After walking with the penguins, you take the boat back to the mainland and switch with the other group. While waiting, you can visit Museo Acatushun. It’s a small museum but has some interesting exhibits about the local species, marine mammals, and native bird species.
The combined walking with penguins tour I tdid with Piratour also included a gorgeous three-hour boat ride back to Ushuaia through the Beagle channel, which divides Argentina and Chile. The landscape of the channel is stunning, I couldn’t look away for a minute without missing another beautiful scene.

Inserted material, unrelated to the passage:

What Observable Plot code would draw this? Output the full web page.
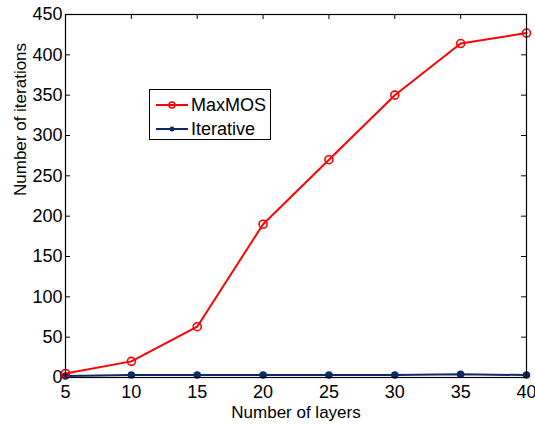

In addition to the wonderful natural landscape, the channel is full of marine wildlife. We saw multiple humpback whales, swimming penguins, tons of birds, and a huge sea lion colony. It was the perfect ending to a magical day.
If you are a lover of penguins or wildlife encounters, I recommend coming to Ushuaia to visit the penguins. It’s an amazing eco-friendly way to see these incredible creatures up close in their natural habitat.
Other activities to do in Ushuaia, Argentina
Aside from the Penguins, Ushuaia is a stunning part of the world to explore. It’s the gateway to Antarctica, and if you’re lucky you may find a last-minute discounted cruise deal there. Ushuaia is part of Patagonia and the landscapes here do not disappoint. There are a number of great hikes to do in Ushuaia.
Where to stay in Ushuaia, Argentina
Budget: Staying in hostels will help reduce your overall costs in Ushuaia. I stayed at Antarctica Hostel and La Posta Hostel which are both lovely, clean places. La Posta Hostel is a little further out of town but the walk into town, which about 25 minutes, is beautiful.
Mid-range: Tierra de Leyendas has amazing reviews and looks like the coziest spot to spend a night. Ushuaia can be chilly, and it looks like a perfect place to warm up.
Luxury: If you want to pamper yourself after some trekking, Arakur Ushuaia Resort & Spa looks stunning. Outdoor swimming pool with views of the beagle channel? Yes, please!